Miniatures are stored in an Akro-Mils 5905 Large Storage Case  (14.375″ x 9.5″ x 2.5″, up to 18 compartments). They’re segregated by Humans, Player Races, Humanoids, Supernatural, and Critters. Here’s the inside of the Supernaturals case (undead and demons).
Now that I generally game at home, things are admittedly easier. But since the downstairs living room table is the gaming table, and the upstairs office is where all the game swag is located, I maximize my efficiency by taking as few trips as possible. This is my normal load for a game. Left side, from the top: Half-sized notepad, Savage Worlds books, Player Toolkit. Right side: Minis in a dice bag, large blast templates (a/k/a 6″ macrame rings), and Litko flight markers  in my very beautiful Dwarven Sweatshoppe dice tray , atop a cigar box/pencil case.

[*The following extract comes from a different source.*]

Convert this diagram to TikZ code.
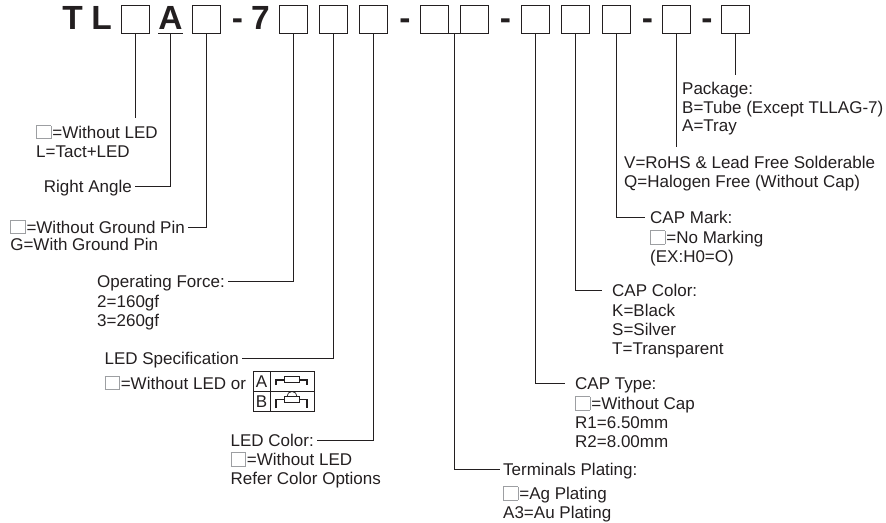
\documentclass[tikz,border=0pt]{standalone}
\usepackage{fontspec}
\setmainfont{Liberation Sans}
\usetikzlibrary{positioning}
\definecolor{ink}{HTML}{231F20}
\definecolor{frame}{HTML}{9D9FA2}
\newcommand{\labelfont}{\fontsize{17}{18.7}\selectfont}
\newcommand{\codefont}{\fontsize{33.5}{36}\selectfont\bfseries}
\newcommand{\blankbox}{{\setlength{\fboxsep}{0pt}\setlength{\fboxrule}{0.8pt}\fcolorbox{frame}{white}{\rule{0pt}{12.4pt}\hspace{13.6pt}}}\kern1pt}

\begin{document}
\begin{tikzpicture}[x=1pt,y=-1pt,
  lead/.style={draw=ink, line width=0.9pt},
  pin/.style={draw=ink, line width=1.5pt},
  code/.style={font=\codefont, text=ink, anchor=base, inner xsep=0pt, inner ysep=4pt, text depth=0pt},
  slot/.style={draw=ink, line width=1pt, minimum size=28pt, inner sep=0pt},
  tag/.style={font=\labelfont, text=ink, inner xsep=3pt, inner ysep=0pt, text height=12pt, text depth=0pt},
  notes/.style={font=\labelfont, text=ink, align=left, inner xsep=3pt, inner ysep=0pt, anchor=north west},
  cellnote/.style={font=\labelfont, text=ink, inner sep=0pt, text height=12pt, text depth=0pt}]
\useasboundingbox (0,0) rectangle (886,522);

% part number
\node[code] (t) at (72.5,29.3) {T};
\node[code] (l) at (101.5,29.3) {L};
\node[slot] (b1) at (135,19) {};
\node[code] (a) at (170.5,29.3) {A};
\node[slot] (b2) at (206,19) {};
\node[code] (d1) at (237.5,29.3) {-};
\node[code] (seven) at (260.5,29.3) {7};
\node[slot] (b3) at (293,19) {};
\node[slot] (b4) at (333.3,19) {};
\node[slot] (b5) at (373.5,19) {};
\node[code] (d2) at (405,29.3) {-};
\node[slot] (b6) at (434.7,19) {};
\node[slot] (b7) at (474.5,19) {};
\node[code] (d3) at (505.5,29.3) {-};
\node[slot] (b8) at (535,19) {};
\node[slot] (b9) at (575.5,19) {};
\node[slot] (b10) at (616,19) {};
\node[code] (d4) at (647.5,29.3) {-};
\node[slot] (b11) at (676,19) {};
\node[code] (d5) at (707,29.3) {-};
\node[slot] (b12) at (735.5,19) {};
\draw[lead] (a.south west) -- (a.south east);

% left side
\node[notes] (nled) at (33,125) {\blankbox=Without LED\\L=Tact+LED};
\node[tag, anchor=east] (angle) at (135,186) {Right Angle};
\node[tag, anchor=east] (ground) at (188,227) {\blankbox=Without Ground Pin};
\node[notes, below=5pt of ground.south west, anchor=north west] (groundv) {G=With Ground Pin};
\node[tag, anchor=east] (force) at (228,281) {Operating Force:};
\node[notes, below=8pt of force.south west, anchor=north west] (forcev) {2=160gf\\3=260gf};
\node[tag, anchor=east] (spec) at (242,358) {LED Specification};
\node[notes, below=11.5pt of spec.south west, anchor=north west] (specv) {\blankbox=Without LED or};
\node[tag, anchor=east] (color) at (317,440) {LED Color:};
\node[notes, below=6pt of color.south west, anchor=north west] (colorv) {\blankbox=Without LED\\Refer Color Options};

% LED types
\draw[lead] (253,371) rectangle (314,411);
\draw[lead] (270,371) -- (270,411);
\draw[lead] (253,391) -- (314,391);
\node[cellnote] (leda) at (261.5,381) {A};
\node[cellnote] (ledb) at (261.5,401) {B};
\draw[pin] (276,385) -- (276,380) -- (284,380);
\draw[pin] (299,380) -- (307,380) -- (307,385);
\draw[lead, line width=0.7pt] (284,376) rectangle (299,382);
\draw[pin] (276,408) -- (276,399.5) -- (284,399.5);
\draw[pin] (299,399.5) -- (307,399.5) -- (307,408);
\draw[lead, line width=0.7pt] (284,396.5) rectangle (299,402);
\draw[lead, line width=0.7pt] (287,396.5) arc[start angle=180, end angle=360, radius=5];

% right side
\node[tag, anchor=west] (plating) at (500,469) {Terminals Plating:};
\node[notes, below=11pt of plating.south west, anchor=north west] (platingv) {\blankbox=Ag Plating\\A3=Au Plating};
\node[tag, anchor=west] (captype) at (572,383) {CAP Type:};
\node[notes, below=7pt of captype.south west, anchor=north west] (captypev) {\blankbox=Without Cap\\R1=6.50mm\\R2=8.00mm};
\node[tag, anchor=west] (capcolor) at (609,290) {CAP Color:};
\node[notes, below=8pt of capcolor.south west, anchor=north west] (capcolorv) {K=Black\\S=Silver\\T=Transparent};
\node[tag, anchor=west] (capmark) at (647,217) {CAP Mark:};
\node[notes, below=7pt of capmark.south west, anchor=north west] (capmarkv) {\blankbox=No Marking\\(EX:H0=O)};
\node[notes] (rohs) at (621,156) {V=RoHS \& Lead Free Solderable\\Q=Halogen Free (Without Cap)};
\node[notes] (package) at (679,82) {Package:\\B=Tube (Except TLLAG-7)\\A=Tray};

% leaders
\draw[lead, shorten >=7pt] (b1.south) -- (b1.south |- nled.north);
\draw[lead] (a.south) |- (angle.east);
\draw[lead] (b2.south) |- (ground.east);
\draw[lead] (b3.south) |- (force.east);
\draw[lead] (b4.south) |- (spec.east);
\draw[lead] (b5.south) |- (color.east);
\draw[lead] (b6.south) -- coordinate (b67) (b7.south);
\draw[lead] (b67) |- (plating.west);
\draw[lead, shorten >=7pt] (b8.south) |- (captype.west);
\draw[lead, shorten >=7pt] (b9.south) |- (capcolor.west);
\draw[lead, shorten >=2pt] (b10.south) |- (capmark.west);
\draw[lead, shorten >=9pt] (b11.south) -- (b11.south |- rohs.north);
\draw[lead, shorten >=7pt] (b12.south) -- (b12.south |- package.north);
\end{tikzpicture}
\end{document}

All are perched on the GM’s Toolkit, which is on a set of Tact-Tiles.
I game at fellow gnome Don Mappin’s house 99% of the time, so I’m rarely home using my own gaming space.
What I tote and what it gets toted in changes from game to game, but there are a few consistent elements: my GMing mascot , GenCon pencil case (with ample pen-and pencilage), Moleskine notebook , and ultimate dice bag  (with around 60-80 dice carefully selected to allow me to play just about any RPG).
For my current game, Star Trek, I’ve switched from a backpack to a crate so that I can easily see the spines of all my books during play. I’ve also gone digital for the first time , so my core GMing tool is my netbook (in a padded case with a wireless mouse and its charging cable).
As I’m GMing without a screen, I’ve also switched from my much-loved Dwarven Sweatshoppe dice tray  to a vintage cigar box I lined with felt. I need a way to hide rolls, and this does the trick nicely; I got the idea from Kurt. The box was around $15 on Etsy , and I added the felt lining myself.
For good measure, I also bring a working TNG “dustbuster” phaser, a pack of kleenex (allergies), and a little bottle of lotion (dry hands). Not in the box but especially important is my watch, which I use to pace the game; it’s much less distracting for everyone than using my cell phone.
I haven’t run a game anywhere but my own house in a decade. One of the advantages of being a married couple of gamers with a kid is that it makes your house the defacto meeting spot.
Prior to that, I used a schoolbag and traveled light.
I am constantly looking for better ways to organize my gaming gear so that it as portable as possible while still having all of the tools that I may need while running a session. A single backpack is all that I want to grab for game night or to carry with me while at a convention, and I want that backpack to be light.
Next is a multi-pocket file folder. I keep character sheets, handouts, and other such items in here. It also carries a spiral notepad, and I keep some index cards (the ultimate GM’s tool) in its pockets. I also keep my folding laminated maps in here as well.
My tubes of mini dice, some Fudge dice, playing cards, mini poker chips, more index cards, timers, and pencils I keep in my hard-shell container clipboard. The clipboard had a calculator screwed on to the front of it, but I removed that since I did not need it and it made the clipboard an awkward fit for the backpack. When I am going to improvise a game using my version of the Fudge system this is all that I bring with me.
Finally there is my latest edition to the kit which is a felt lined dice cup with a locking lid. This dice cup is awesome, because I can hide rolls with it using Phil’s excellent tip , and by shaking the dice cup I immediately draw everyone’s attention to what I am doing. The sound of the GM rattling dice turns the players into Pavlov’s dogs (as a player I do the same thing when I hear those bones a shakin’). I usually throw more Fudge dice in here too.
It so depends on the system.
For Spirit of the Century, I carry the book with a few index cards tucked in the back and a page or two of notes. Actually, for most of the games recently it’s been a messenger bag with pencils, dice, etc. in the outer pouch plus game book and binder in the inner pouch.
I tend to run “rules light games,” so I can usually get away with my laptop (with pdfs and files) and my dice. I also carry the main rulebook (or a couple) and a hardcopy of the adventure.
When I ran Pathfinder, another player shared the burden by bringing the battlemat, markers, and minis. I had the above setup as well as the Gamemastery Initiative Tracker. I also used the wireless internet to call up Hypertext d20 and the PRDs.
So how about it — what do you haul to games, and how do you haul it there?